I was reminded of this moment in my career when reading bell hooks’ Teaching to Transgress, a text that provides practical insights into the ways we can foster teacher immediacy alongside an awareness of the sociostructural barriers to immediacy that we work against in our classrooms. Hooks writes, “When I enter the classroom at the beginning of the semester, the weight is on me to establish that our purpose is to be, for however brief a time, a community of learners together. It positions me as a learner. But I’m also not suggesting that I don’t have more power. And I’m not trying to say we’re all equal here. I’m trying to say that we are all equal here to the extent that we are equally committed to creating a learning context.” I like this clarification of what some may perceive as a threat to the necessary order of the classroom. Hooks isn’t pretending that all hierarchy can or should be dispensed with, but that everyone is equally able to contribute to the common pursuit of learning within the course.

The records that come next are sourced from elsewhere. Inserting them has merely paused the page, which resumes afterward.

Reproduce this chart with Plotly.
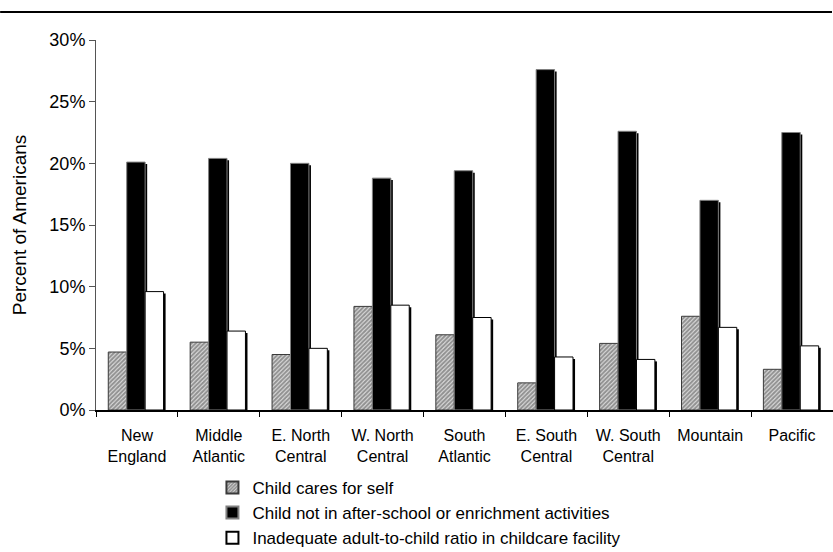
import plotly.graph_objects as go

# Census divisions and the share of Americans reporting each childcare concern (%)
regions = ["New<br>England", "Middle<br>Atlantic", "E. North<br>Central", "W. North<br>Central",
           "South<br>Atlantic", "E. South<br>Central", "W. South<br>Central", "Mountain", "Pacific"]
cares_for_self = [4.7, 5.5, 4.5, 8.4, 6.1, 2.2, 5.4, 7.6, 3.3]
no_activities = [20.1, 20.4, 20.0, 18.8, 19.4, 27.6, 22.6, 17.0, 22.5]
inadequate_ratio = [9.6, 6.4, 5.0, 8.5, 7.5, 4.3, 4.1, 6.7, 5.2]
y_ticks = [0, 5, 10, 15, 20, 25, 30]

FONT = "Arial, Liberation Sans, sans-serif"
BAR_W = 0.225
OFFSETS = [-0.35, -0.125, 0.10]
SHADOW_DX = 0.025   # drop shadow shift to the right (category units)
SHADOW_DY = 0.16    # drop shadow shift downward (percent units)

series = [
    dict(name="Child cares for self", y=cares_for_self,
         marker=dict(color="white", line=dict(color="#3a3a3a", width=1),
                     pattern=dict(shape="/", size=3, solidity=0.7,
                                  fgcolor="#3c3c3c", bgcolor="#e8e8e8"))),
    dict(name="Child not in after-school or enrichment activities", y=no_activities,
         marker=dict(color="black", line=dict(color="#808080", width=1))),
    dict(name="Inadequate adult-to-child ratio in childcare facility", y=inadequate_ratio,
         marker=dict(color="white", line=dict(color="black", width=1))),
]

fig = go.Figure()

# shadows first so the bars sit on top of them
for s, off in zip(series, OFFSETS):
    fig.add_trace(go.Bar(
        x=regions, y=[v - SHADOW_DY for v in s["y"]], width=BAR_W, offset=off + SHADOW_DX,
        marker=dict(color="black", line=dict(width=0)), showlegend=False, hoverinfo="skip"))

for s, off in zip(series, OFFSETS):
    fig.add_trace(go.Bar(x=regions, y=s["y"], name=s["name"], width=BAR_W, offset=off,
                         marker=s["marker"]))

fig.update_layout(
    width=833, height=552,
    barmode="overlay",
    paper_bgcolor="white", plot_bgcolor="white",
    margin=dict(l=96, r=0, t=40, b=142, autoexpand=False),
    font=dict(family=FONT, size=17, color="black"),
    showlegend=True,
    legend=dict(orientation="v", x=0.158, xanchor="left", y=-0.162, yanchor="top",
                font=dict(family=FONT, size=17, color="black"),
                itemsizing="constant", tracegroupgap=0, bgcolor="rgba(0,0,0,0)"),
    xaxis=dict(showline=True, linecolor="black", linewidth=1.5,
               ticks="outside", tickson="boundaries", ticklen=5, tickcolor="black",
               ticklabelstandoff=10,
               tickfont=dict(family=FONT, size=16), showgrid=False, zeroline=False),
    yaxis=dict(range=[0, 30], tickvals=y_ticks, ticktext=[f"{t}%" for t in y_ticks],
               showline=True, linecolor="#555555", linewidth=1,
               ticks="outside", ticklen=6, tickcolor="#555555",
               tickfont=dict(family=FONT, size=18), showgrid=False, zeroline=False,
               title=dict(text="Percent of Americans", font=dict(family=FONT, size=19),
                          standoff=17)),
    shapes=[dict(type="line", xref="paper", yref="paper",
                 x0=-96 / 738, x1=737 / 738, y0=398 / 370, y1=398 / 370,
                 line=dict(color="black", width=2))],
)

fig.write_html("out.html")
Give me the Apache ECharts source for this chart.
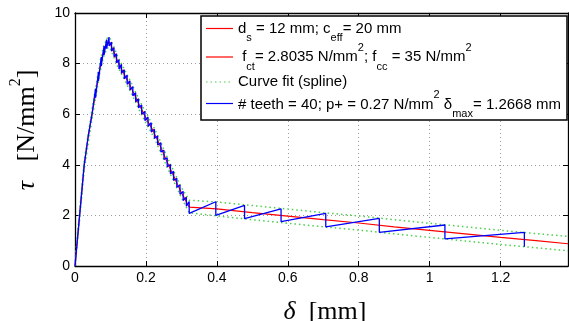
<!DOCTYPE html>
<html>
<head>
<meta charset="utf-8">
<script src="https://cdn.jsdelivr.net/npm/echarts@6/dist/echarts.min.js"></script>
<style>
  html, body { margin: 0; padding: 0; background: #fff; }
  #chart { width: 569px; height: 321px; }
</style>
</head>
<body>
<div id="chart"></div>
<script>
// Bond-slip response: shear stress tau [N/mm^2] against slip delta [mm]

// Smooth response curve (d_s = 12 mm; c_eff = 20 mm)
const responseCurve = [
  [0, 0], [0.013, 2.0], [0.026, 4.0], [0.037, 5.1], [0.048, 6.0], [0.06, 7.0],
  [0.071, 7.9], [0.08, 8.45], [0.09, 8.8], [0.097, 8.85], [0.11, 8.45], [0.123, 8.0],
  [0.14, 7.55], [0.16, 7.0], [0.18, 6.4], [0.2, 5.85], [0.22, 5.35], [0.24, 4.75],
  [0.26, 4.1], [0.28, 3.5], [0.3, 2.9], [0.322, 2.33], [0.4, 2.26], [0.5, 2.11],
  [0.6, 1.97], [0.7, 1.83], [0.8, 1.7], [0.9, 1.55], [1.0, 1.41], [1.1, 1.27],
  [1.2, 1.13], [1.3, 1.0], [1.39, 0.88]
];

// Spline fit envelope, upper and lower branch
const fitUpper = [
  [0, 0.2], [0.013, 2.2], [0.026, 4.2], [0.048, 6.2], [0.06, 7.2], [0.071, 8.1],
  [0.08, 8.65], [0.09, 9.0], [0.097, 9.05], [0.11, 8.65], [0.123, 8.2], [0.14, 7.75],
  [0.16, 7.2], [0.18, 6.6], [0.2, 6.05], [0.22, 5.55], [0.24, 4.95], [0.26, 4.3],
  [0.28, 3.7], [0.3, 3.1], [0.322, 2.6], [0.4, 2.53], [0.5, 2.39], [0.6, 2.25],
  [0.7, 2.11], [0.8, 1.98], [0.9, 1.83], [1.0, 1.69], [1.1, 1.55], [1.2, 1.41],
  [1.3, 1.28], [1.39, 1.17]
];
const fitLower = [
  [0, 0], [0.013, 1.8], [0.026, 3.8], [0.048, 5.8], [0.06, 6.8], [0.071, 7.7],
  [0.08, 8.25], [0.09, 8.6], [0.097, 8.65], [0.11, 8.25], [0.123, 7.8], [0.14, 7.35],
  [0.16, 6.8], [0.18, 6.2], [0.2, 5.65], [0.22, 5.15], [0.24, 4.55], [0.26, 3.9],
  [0.28, 3.3], [0.3, 2.7], [0.322, 2.1], [0.4, 1.98], [0.5, 1.83], [0.6, 1.69],
  [0.7, 1.55], [0.8, 1.42], [0.9, 1.27], [1.0, 1.13], [1.1, 0.99], [1.2, 0.85],
  [1.3, 0.72], [1.39, 0.6]
];

// Toothed response (# teeth = 40), each tooth a vertical drop
const teethCurve = [
  [0, 0], [0.013, 2.0], [0.026, 4.0], [0.037, 5.1], [0.048, 6.0],
  [0.058, 7.01], [0.058, 6.65], [0.066, 7.67], [0.066, 7.31], [0.074, 8.26], [0.074, 7.90],
  [0.082, 8.70], [0.082, 8.34], [0.089, 8.95], [0.089, 8.59], [0.096, 9.05], [0.096, 8.70],
  [0.103, 8.85], [0.103, 8.49], [0.110, 8.63], [0.110, 8.27], [0.117, 8.39], [0.117, 8.03],
  [0.124, 8.15], [0.124, 7.79], [0.131, 7.97], [0.131, 7.61], [0.139, 7.76], [0.139, 7.40],
  [0.147, 7.54], [0.147, 7.18], [0.155, 7.32], [0.155, 6.96], [0.163, 7.09], [0.163, 6.73],
  [0.171, 6.85], [0.171, 6.49], [0.179, 6.61], [0.179, 6.25], [0.188, 6.36], [0.188, 6.00],
  [0.197, 6.11], [0.197, 5.75], [0.206, 5.88], [0.206, 5.52], [0.215, 5.66], [0.215, 5.30],
  [0.224, 5.41], [0.224, 5.05], [0.233, 5.14], [0.233, 4.78], [0.242, 4.87], [0.242, 4.51],
  [0.251, 4.57], [0.251, 4.21], [0.260, 4.28], [0.260, 3.92], [0.269, 4.01], [0.269, 3.65],
  [0.278, 3.74], [0.278, 3.38], [0.287, 3.47], [0.287, 3.11], [0.296, 3.20], [0.296, 2.84],
  [0.305, 2.95], [0.305, 2.59], [0.314, 2.72], [0.314, 2.36],
  [0.322, 2.55], [0.322, 2.08], [0.397, 2.54], [0.397, 2.0], [0.478, 2.40], [0.478, 1.87],
  [0.581, 2.26], [0.581, 1.75], [0.707, 2.08], [0.707, 1.55], [0.858, 1.88], [0.858, 1.33],
  [1.043, 1.62], [1.043, 1.07], [1.267, 1.33], [1.267, 0.76]
];

// Axis ranges and tick steps
const xRange = [0, 1.39];
const xStep = 0.2;
const yRange = [0, 10];
const yStep = 2;

// Legend entries (m = body text, sub/sup = indices)
const legendEntries = [
  { color: '#ff0000', dash: null, text: '{m|d}{sub|s}{m| = 12 mm; c}{sub|eff}{m|= 20 mm}' },
  { color: '#ff0000', dash: null, text: '{m| f}{sub|ct}{m|= 2.8035 N/mm}{sup|2}{m|; f}{sub|cc}{m| = 35 N/mm}{sup|2}' },
  { color: '#4ccf4c', dash: [1.5, 3], text: '{m|Curve fit (spline)}' },
  { color: '#0000ff', dash: null, text: '{m|# teeth = 40; p+ = 0.27 N/mm}{sup|2}{m| \u03B4}{sub|max}{m|= 1.2668 mm}' }
];

const SANS = "'Liberation Sans', Arial, Helvetica, sans-serif";
const SERIF = "'Liberation Serif', 'Times New Roman', serif";

const chart = echarts.init(document.getElementById('chart'), null, { renderer: 'canvas' });

// Envelope drawn as one series, branches separated by a gap
const fitData = fitUpper.concat([[null, null]], fitLower);

const axisLineStyle = { color: '#000', width: 1.3 };
const gridLineStyle = { color: '#9a9a9a', width: 1, type: [1, 3] };

// Legend layout
const legendBox = { x: 201, y: 16, w: 366, h: 104 };
const iconYs = [28.5, 57, 82, 103.5];
const textYs = [28.5, 57, 82, 104.5];
const richStyles = {
  m: { fontSize: 15, fontFamily: SANS, lineHeight: 30, fill: '#000' },
  sub: { fontSize: 11, fontFamily: SANS, verticalAlign: 'bottom', lineHeight: 14, fill: '#000' },
  sup: { fontSize: 11, fontFamily: SANS, verticalAlign: 'top', lineHeight: 20, fill: '#000' }
};
const legendGraphics = [{
  type: 'rect',
  shape: { x: legendBox.x, y: legendBox.y, width: legendBox.w, height: legendBox.h },
  style: { fill: '#fff', stroke: '#000', lineWidth: 1.5 },
  z: 100
}];
legendEntries.forEach(function (e, i) {
  legendGraphics.push({
    type: 'line',
    shape: { x1: 206, y1: iconYs[i], x2: 233, y2: iconYs[i] },
    style: { stroke: e.color, lineWidth: 1.2, lineDash: e.dash },
    z: 101
  });
  legendGraphics.push({
    type: 'text',
    x: 238, y: textYs[i],
    style: {
      text: e.text,
      fontSize: 15, fontFamily: SANS, fill: '#000',
      verticalAlign: 'middle', align: 'left',
      rich: richStyles
    },
    z: 101
  });
});

const option = {
  animation: false,
  backgroundColor: '#fff',
  grid: { left: 75, right: 1, top: 13, bottom: 55, show: false },
  xAxis: [{
    type: 'value', min: xRange[0], max: xRange[1], interval: xStep,
    axisLine: { show: true, lineStyle: axisLineStyle },
    axisTick: { show: true, inside: true, length: 5, lineStyle: { color: '#000' } },
    axisLabel: { fontSize: 14, fontFamily: SANS, color: '#000', margin: 5, showMaxLabel: false },
    splitLine: { show: true, lineStyle: gridLineStyle }
  }, {
    type: 'value', position: 'top', min: xRange[0], max: xRange[1], interval: xStep,
    axisLine: { show: true, onZero: false, lineStyle: axisLineStyle },
    axisTick: { show: true, inside: true, length: 5, lineStyle: { color: '#000' } },
    axisLabel: { show: false }, splitLine: { show: false }
  }],
  yAxis: [{
    type: 'value', min: yRange[0], max: yRange[1], interval: yStep,
    axisLine: { show: true, lineStyle: axisLineStyle },
    axisTick: { show: true, inside: true, length: 5, lineStyle: { color: '#000' } },
    axisLabel: { fontSize: 14, fontFamily: SANS, color: '#000', margin: 5 },
    splitLine: { show: true, lineStyle: gridLineStyle }
  }, {
    type: 'value', position: 'right', min: yRange[0], max: yRange[1], interval: yStep,
    axisLine: { show: true, onZero: false, lineStyle: axisLineStyle },
    axisTick: { show: true, inside: true, length: 5, lineStyle: { color: '#000' } },
    axisLabel: { show: false }, splitLine: { show: false }
  }],
  series: [{
    name: 'response', type: 'line', data: responseCurve, symbol: 'none',
    lineStyle: { color: '#ff0000', width: 1.2 }, z: 2
  }, {
    name: 'fit', type: 'line', data: fitData, symbol: 'none', connectNulls: false,
    lineStyle: { color: '#4ccf4c', width: 1.5, type: [1.5, 3] }, z: 3
  }, {
    name: 'teeth', type: 'line', data: teethCurve, symbol: 'none',
    lineStyle: { color: '#0000ff', width: 1.3 }, z: 4
  }],
  graphic: legendGraphics.concat([{
    type: 'text',
    x: 325, y: 312,
    style: {
      text: '{i|\u03B4}  [mm]',
      fontSize: 26, fontFamily: SERIF, fill: '#000',
      align: 'center', verticalAlign: 'middle',
      rich: { i: { fontSize: 26, fontFamily: SERIF, fontStyle: 'italic', fill: '#000' } }
    }
  }, {
    type: 'text',
    x: 27, y: 130, rotation: Math.PI / 2,
    style: {
      text: '{i|\u03C4}   [N/mm{sup|2}]',
      fontSize: 26, fontFamily: SERIF, fill: '#000', lineHeight: 38,
      align: 'center', verticalAlign: 'middle',
      rich: {
        i: { fontSize: 26, fontFamily: SERIF, fontStyle: 'italic', fill: '#000', lineHeight: 38 },
        sup: { fontSize: 16, fontFamily: SERIF, verticalAlign: 'top', lineHeight: 16, fill: '#000' }
      }
    }
  }])
};

chart.setOption(option);
</script>
</body>
</html>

In our roundtable last week on teacher immediacy, Simone Puleo, graduate instructor and PhD student in Comparative Literature, and Shawna Lesseur, Assistant Director of First-Year Programs and PhD candidate in Political Science, joined us to talk about their own immediacy practices in the classroom. Simone addressed the traditionally rigid hierarchy of power between student and teacher as it is reinforced by classroom architecture. Puleo’s answer is to “just leave.” He advised instructors to literally get outside the structure of the classroom when they can while providing “surgically” precise guidelines for the class to stave off the chaos that can set in when classes get outside. Shawna spoke of the ways that she creates immediacy and power balance with students in her First-Year Experience courses. Early in the semester, students help to create the syllabus, deciding on course topics of focus. They also help define common criteria for successful writing by reading blog posts online and detailing what makes pieces of writing succeed or stumble. In this way, both content and criteria are co-determined by students and teacher.

In discussion that followed, we worked to suss out the balance between connecting with students on common ground and maintaining professional boundaries that are respectful to teachers as laborers. One of the points that came up in our roundtable was a concern that a more “student-centered” approach can mean excessive and/or outside-of-job-description labor on the part of graduate and part-time instructors. In response, graduate instructor Sarah Berry gave an explanation of the way she makes her labor visible to her students through her language. She explained that she will say things like, “In reading your drafts, I saw that one thing we need to pay more attention to is…,” signalling that she has spent time thinking about class activity in light of reading student work.  

Another concern raised was that a “student-centered” approach may reinforce the identity of student as consumer. Shawn Lesseur responded to this concern by saying that in her classroom students cannot play a consumer role. Rather, they are co-creators of the learning experience and won’t succeed in the class if they take a passive, consumer stance. Associate Director of First-Year Writing Lisa Blansett echoed this by describing the classroom she aims to create as a space for “collective improvisation.”

Director Scott Campbell reminded the group that writing and teaching are never quite “immediate”; that is, writing mediates human activity and relationships—between people, ideas, and other writing. Nonetheless, as Scott and Shawna explained, sometimes highly mediated spaces (including online course spaces like HuskyCT) can be the best places to foster students’ sense of immediacy (that is, a lack of psychological, if not physical, distance) because they allow teachers to focus on student writing and the ways it mediates relationships.  Ultimately, mediation and technology can work in the service of, rather than against, the project of immediacy in our classes.   

Differences of opinion in our discussion emphasized that the distance or proximity instructors feel comfortable with in relation to their students is, in part, a personal matter, but the dynamic we choose to foster is not without political implications. Critical pedagogy asks that we be whole selves in relationship to other whole selves and take responsibility for the political stakes of the relationship between teacher and student. When we do not, we, in hooks’ terms, “erase our bodies” and the political position and histories that goes with them. This “encourages us to think that we are listening to neutral, objective facts, facts that are not particular to who is sharing the information.”

The project of immediacy, then, is about more than creating a psychological closeness that predisposes students to think well of an instructor and a class; it is also a political effort that aims to make visible the power relationships we inherit so that students can write with a more critical awareness of their own and others’ positions.


**Update: Published 3/2/2016 on Chronicle of Higher Ed, the article “Read and Unread” pays special attention to the forms of digital communication that are most reliable for connecting with students.


Works Cited

Gorham, Joan. “The Relationship Between Verbal Teacher Immediacy Behaviors And Student Learning.” Communication Education 37.1 (1988): 40. Communication & Mass Media Complete. Web. 22 Feb. 2016.

hooks, bell. Teaching to Transgress: Education as the Practice of Freedom. New York: Routledge, 1994. Print.